About Takashi Sasaki
Takashi is a Partner at Infield Design, Japan. He joined infield design in 2005, bringing a rich experience of branding, marketing, and strategic planning. As a partner, he also manages the firm’s business development activities, public relations, and finance. Before joining the firm, Takashi spent five years engaged in start-up management in IT consultancy business. Throughout this period, he was heavily involved in business planning and development, corporate branding, and PR.
Prior to his entrepreneur career, Takashi worked for Coca-Cola Japan as a marketing manager, where he produced marketing initiatives for major sport events such as Olympic Games and World Cup. He started his career at GK as a graphic designer. He designed large-scale brand identity programs, major one of which is EUNOS, a dealer network for MAZDA. Takashi earned his MBA from Kelley School of Business, Indiana University Bloomington, and his BA in graphic design from Tama Art University.
- When we started our company, we used to get a design brief on day 1 and then come with exciting findings from research. Clients usually said to us, “what are you talking about?”. We then realized it is hard to translate research results from one person to another.
- We found that inviting clients to join us in field work is extremely helpful.
- Ideation and documentation processes are also working well for us with stakeholders.
- Our pitch for clients who ask to drop the research part of a design project is using the metaphor of a pilot asking to not use a navigation system before they take off.
- Constructing a research question that challenges the norms or standards of your organization will always result in impactful research.
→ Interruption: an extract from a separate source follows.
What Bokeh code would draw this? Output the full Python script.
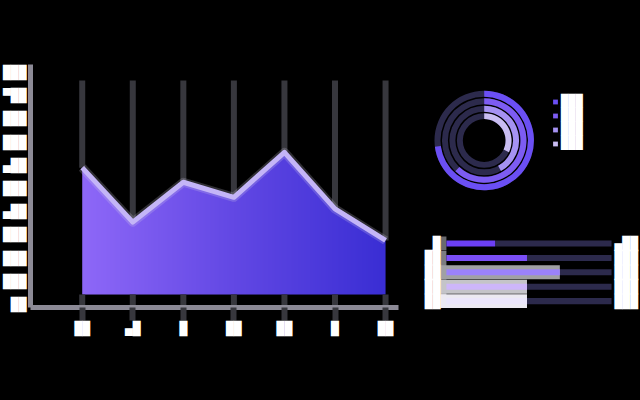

- Luckily, we don’t have disrespectful clients who don’t understand the value of research. The practice of UX research in Japan is new so clients who approach us are convinced they need research.
- At the end of a design or research process we collaboratively create a book with our stakeholders. A book summarizes and reflects on the project.
- A book contains the entire set of deliverables from a project.
- Everyone on the project writes the book. This makes clients engage with their achievements.
- Writing professionally is not a goal. The goal is to learn collaboratively.